Exercise prompt:
Reproduce, character for character, the lines below from the first through the one with "plt.rcParams['font.family'] = ['Liberation". Leave pictures out.

Source data:

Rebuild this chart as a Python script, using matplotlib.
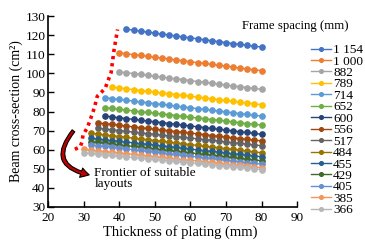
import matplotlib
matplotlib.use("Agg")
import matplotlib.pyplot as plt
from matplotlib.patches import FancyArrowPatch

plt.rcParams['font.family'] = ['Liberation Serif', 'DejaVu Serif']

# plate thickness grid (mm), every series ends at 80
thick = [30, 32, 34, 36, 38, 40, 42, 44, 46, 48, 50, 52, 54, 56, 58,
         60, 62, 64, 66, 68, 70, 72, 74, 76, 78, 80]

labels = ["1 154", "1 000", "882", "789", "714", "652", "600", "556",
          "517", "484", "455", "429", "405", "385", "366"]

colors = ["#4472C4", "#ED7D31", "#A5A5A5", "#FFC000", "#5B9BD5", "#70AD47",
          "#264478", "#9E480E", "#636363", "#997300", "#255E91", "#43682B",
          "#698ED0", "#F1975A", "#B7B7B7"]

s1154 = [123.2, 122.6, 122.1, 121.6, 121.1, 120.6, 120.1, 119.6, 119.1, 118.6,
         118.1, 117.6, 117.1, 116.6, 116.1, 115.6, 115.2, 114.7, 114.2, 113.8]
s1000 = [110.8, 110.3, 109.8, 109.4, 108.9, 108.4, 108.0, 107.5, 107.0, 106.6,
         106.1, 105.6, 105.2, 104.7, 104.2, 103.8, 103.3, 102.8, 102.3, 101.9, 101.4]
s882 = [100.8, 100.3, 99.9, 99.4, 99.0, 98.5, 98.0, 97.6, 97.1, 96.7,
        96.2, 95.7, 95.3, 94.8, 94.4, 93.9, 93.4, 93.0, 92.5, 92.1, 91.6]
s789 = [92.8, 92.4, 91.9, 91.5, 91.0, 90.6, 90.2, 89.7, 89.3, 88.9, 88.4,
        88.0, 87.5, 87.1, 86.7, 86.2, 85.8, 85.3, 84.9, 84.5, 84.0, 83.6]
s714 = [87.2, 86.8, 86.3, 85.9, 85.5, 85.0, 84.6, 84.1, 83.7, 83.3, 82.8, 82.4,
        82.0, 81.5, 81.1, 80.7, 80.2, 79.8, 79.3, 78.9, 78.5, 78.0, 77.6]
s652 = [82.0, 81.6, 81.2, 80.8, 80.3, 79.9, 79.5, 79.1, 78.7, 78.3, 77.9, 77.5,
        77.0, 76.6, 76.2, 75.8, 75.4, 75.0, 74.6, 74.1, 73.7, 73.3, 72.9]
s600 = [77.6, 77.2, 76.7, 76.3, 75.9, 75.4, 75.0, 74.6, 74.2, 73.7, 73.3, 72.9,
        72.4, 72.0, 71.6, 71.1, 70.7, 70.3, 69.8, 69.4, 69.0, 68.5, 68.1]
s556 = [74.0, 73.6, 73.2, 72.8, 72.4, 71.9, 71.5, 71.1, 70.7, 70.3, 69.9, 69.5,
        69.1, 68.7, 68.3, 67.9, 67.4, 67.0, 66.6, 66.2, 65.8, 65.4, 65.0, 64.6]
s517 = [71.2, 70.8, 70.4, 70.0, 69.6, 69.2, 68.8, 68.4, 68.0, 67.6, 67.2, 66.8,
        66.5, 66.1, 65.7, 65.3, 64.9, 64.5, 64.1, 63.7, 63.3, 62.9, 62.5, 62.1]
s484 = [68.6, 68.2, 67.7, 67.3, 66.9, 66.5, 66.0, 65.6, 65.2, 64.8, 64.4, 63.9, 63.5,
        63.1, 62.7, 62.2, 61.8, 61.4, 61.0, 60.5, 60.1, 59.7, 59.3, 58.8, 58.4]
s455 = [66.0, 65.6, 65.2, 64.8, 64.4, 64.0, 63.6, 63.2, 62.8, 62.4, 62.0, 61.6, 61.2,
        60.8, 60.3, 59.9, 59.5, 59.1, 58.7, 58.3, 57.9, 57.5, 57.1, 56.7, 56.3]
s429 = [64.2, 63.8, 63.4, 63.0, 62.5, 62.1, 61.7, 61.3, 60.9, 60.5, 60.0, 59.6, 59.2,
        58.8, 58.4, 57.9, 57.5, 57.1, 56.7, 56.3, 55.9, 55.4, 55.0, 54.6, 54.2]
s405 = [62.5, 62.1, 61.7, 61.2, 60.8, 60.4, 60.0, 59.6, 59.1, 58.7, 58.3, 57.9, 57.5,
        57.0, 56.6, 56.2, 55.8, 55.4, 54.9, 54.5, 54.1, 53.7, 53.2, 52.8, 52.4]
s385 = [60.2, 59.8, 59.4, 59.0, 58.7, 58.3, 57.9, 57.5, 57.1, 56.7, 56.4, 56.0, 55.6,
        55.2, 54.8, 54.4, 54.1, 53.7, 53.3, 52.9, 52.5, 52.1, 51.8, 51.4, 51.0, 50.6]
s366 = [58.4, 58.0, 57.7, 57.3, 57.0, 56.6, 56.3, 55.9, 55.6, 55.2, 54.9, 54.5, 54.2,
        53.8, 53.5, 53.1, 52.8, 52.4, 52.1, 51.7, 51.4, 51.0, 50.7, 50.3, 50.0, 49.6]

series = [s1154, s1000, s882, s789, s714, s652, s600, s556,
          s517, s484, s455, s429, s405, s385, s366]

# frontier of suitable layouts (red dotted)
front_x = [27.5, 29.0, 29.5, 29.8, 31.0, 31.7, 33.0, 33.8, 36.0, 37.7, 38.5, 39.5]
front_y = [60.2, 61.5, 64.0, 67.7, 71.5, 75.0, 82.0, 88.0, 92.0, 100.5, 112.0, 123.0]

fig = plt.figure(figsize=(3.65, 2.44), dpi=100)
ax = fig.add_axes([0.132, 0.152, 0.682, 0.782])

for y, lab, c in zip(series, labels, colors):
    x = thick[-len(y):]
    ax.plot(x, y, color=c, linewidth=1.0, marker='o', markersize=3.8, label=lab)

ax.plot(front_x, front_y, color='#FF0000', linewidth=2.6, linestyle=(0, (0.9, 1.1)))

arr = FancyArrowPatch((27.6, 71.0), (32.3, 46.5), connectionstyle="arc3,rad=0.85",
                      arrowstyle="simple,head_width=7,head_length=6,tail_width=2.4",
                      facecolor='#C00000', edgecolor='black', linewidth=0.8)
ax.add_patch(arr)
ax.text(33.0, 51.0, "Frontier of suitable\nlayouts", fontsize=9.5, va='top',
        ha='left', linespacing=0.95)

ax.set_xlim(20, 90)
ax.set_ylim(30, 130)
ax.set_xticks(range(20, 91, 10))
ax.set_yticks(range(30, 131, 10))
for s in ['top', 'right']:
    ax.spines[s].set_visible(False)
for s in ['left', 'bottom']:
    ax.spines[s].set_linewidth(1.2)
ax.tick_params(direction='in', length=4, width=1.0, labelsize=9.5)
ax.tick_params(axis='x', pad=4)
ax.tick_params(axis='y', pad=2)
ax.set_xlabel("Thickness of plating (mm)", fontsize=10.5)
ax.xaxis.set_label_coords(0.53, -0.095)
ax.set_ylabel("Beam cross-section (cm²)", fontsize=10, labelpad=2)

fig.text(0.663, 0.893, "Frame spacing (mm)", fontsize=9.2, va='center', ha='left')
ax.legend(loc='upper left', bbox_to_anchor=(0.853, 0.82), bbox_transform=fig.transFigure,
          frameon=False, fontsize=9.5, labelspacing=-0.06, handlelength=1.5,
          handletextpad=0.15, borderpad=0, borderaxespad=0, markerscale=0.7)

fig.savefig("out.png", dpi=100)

Output:
Rebuild this chart as a Python script, using matplotlib.
import matplotlib
matplotlib.use("Agg")
import matplotlib.pyplot as plt
from matplotlib.patches import FancyArrowPatch

plt.rcParams['font.family'] = ['Liberation Serif', 'DejaVu Serif']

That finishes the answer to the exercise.